## SOURCE EXCERPT
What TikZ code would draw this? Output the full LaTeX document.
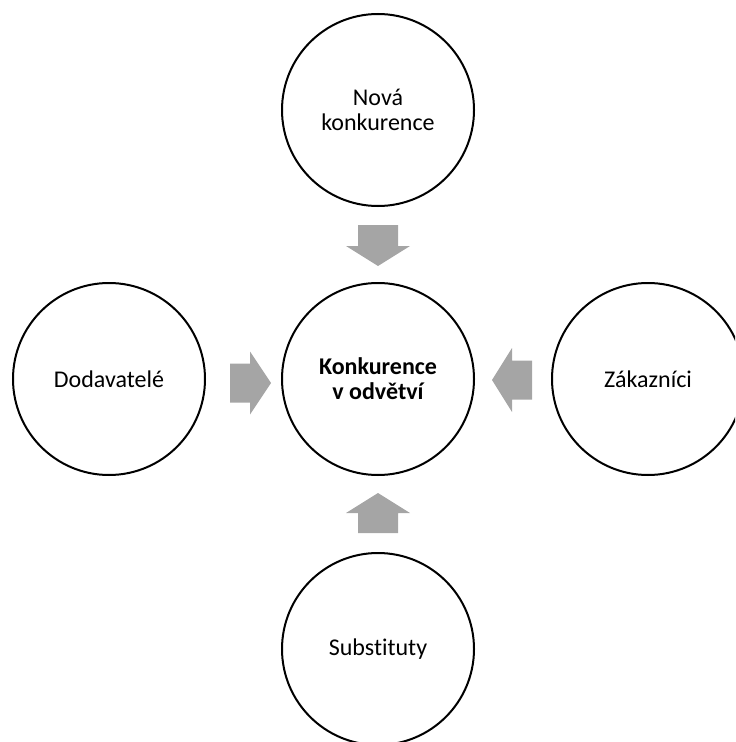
\documentclass[tikz,border=0pt]{standalone}
\usepackage{fontspec}
\setmainfont{Carlito}[Ligatures=NoCommon]
\definecolor{arrowgray}{HTML}{A5A5A5}
\begin{document}
\begin{tikzpicture}[x=0.75pt,y=-0.75pt,
  circ/.style={circle,draw=black,line width=1.5pt,fill=white,minimum size=144pt,inner sep=0pt,align=center,font=\fontsize{18}{18.8}\selectfont},
  blk/.style={fill=arrowgray,draw=none}]
\useasboundingbox (0,0) rectangle (735,742);
\clip (0,0) rectangle (735,742);
\node[circ] (top) at (378,110) {Nová\\konkurence};
\node[circ,font=\fontsize{18}{18.8}\selectfont\bfseries] (mid) at (378,379) {Konkurence\\v odvětví};
\node[circ] (left) at (109,379) {Dodavatelé};
\node[circ] (right) at (648,379) {Zákazníci};
\node[circ] (bot) at (378,649) {Substituty};
\coordinate (aN) at (378,246);
\coordinate (aS) at (378,513);
\coordinate (aW) at (250,383);
\coordinate (aE) at (512,380);
\fill[blk,shift={(aN)}] (-20,-21) -- (20,-21) -- (20,0) -- (32,0) -- (0,20) -- (-32,0) -- (-20,0) -- cycle;
\fill[blk,shift={(aS)}] (-20,20) -- (20,20) -- (20,0) -- (32,0) -- (0,-20) -- (-32,0) -- (-20,0) -- cycle;
\fill[blk,shift={(aW)}] (-20,-19.5) -- (0,-19.5) -- (0,-31.5) -- (21,0) -- (0,31.5) -- (0,19.5) -- (-20,19.5) -- cycle;
\fill[blk,shift={(aE)}] (20,-19.5) -- (0,-19.5) -- (0,-32) -- (-20,0) -- (0,32) -- (0,19.5) -- (20,19.5) -- cycle;
\end{tikzpicture}
\end{document}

## OBJECTIVE
Print out the lines exactly, skipping any picture.

## RESULT FOR THIS EXERCISE
What TikZ code would draw this? Output the full LaTeX document.
\documentclass[tikz,border=0pt]{standalone}
\usepackage{fontspec}
\setmainfont{Carlito}[Ligatures=NoCommon]
\definecolor{arrowgray}{HTML}{A5A5A5}
\begin{document}
\begin{tikzpicture}[x=0.75pt,y=-0.75pt,
  circ/.style={circle,draw=black,line width=1.5pt,fill=white,minimum size=144pt,inner sep=0pt,align=center,font=\fontsize{18}{18.8}\selectfont},
  blk/.style={fill=arrowgray,draw=none}]
\useasboundingbox (0,0) rectangle (735,742);
\clip (0,0) rectangle (735,742);
\node[circ] (top) at (378,110) {Nová\\konkurence};
\node[circ,font=\fontsize{18}{18.8}\selectfont\bfseries] (mid) at (378,379) {Konkurence\\v odvětví};
\node[circ] (left) at (109,379) {Dodavatelé};
\node[circ] (right) at (648,379) {Zákazníci};
\node[circ] (bot) at (378,649) {Substituty};
\coordinate (aN) at (378,246);
\coordinate (aS) at (378,513);
\coordinate (aW) at (250,383);
\coordinate (aE) at (512,380);
\fill[blk,shift={(aN)}] (-20,-21) -- (20,-21) -- (20,0) -- (32,0) -- (0,20) -- (-32,0) -- (-20,0) -- cycle;
\fill[blk,shift={(aS)}] (-20,20) -- (20,20) -- (20,0) -- (32,0) -- (0,-20) -- (-32,0) -- (-20,0) -- cycle;
\fill[blk,shift={(aW)}] (-20,-19.5) -- (0,-19.5) -- (0,-31.5) -- (21,0) -- (0,31.5) -- (0,19.5) -- (-20,19.5) -- cycle;
\fill[blk,shift={(aE)}] (20,-19.5) -- (0,-19.5) -- (0,-32) -- (-20,0) -- (0,32) -- (0,19.5) -- (20,19.5) -- cycle;
\end{tikzpicture}
\end{document}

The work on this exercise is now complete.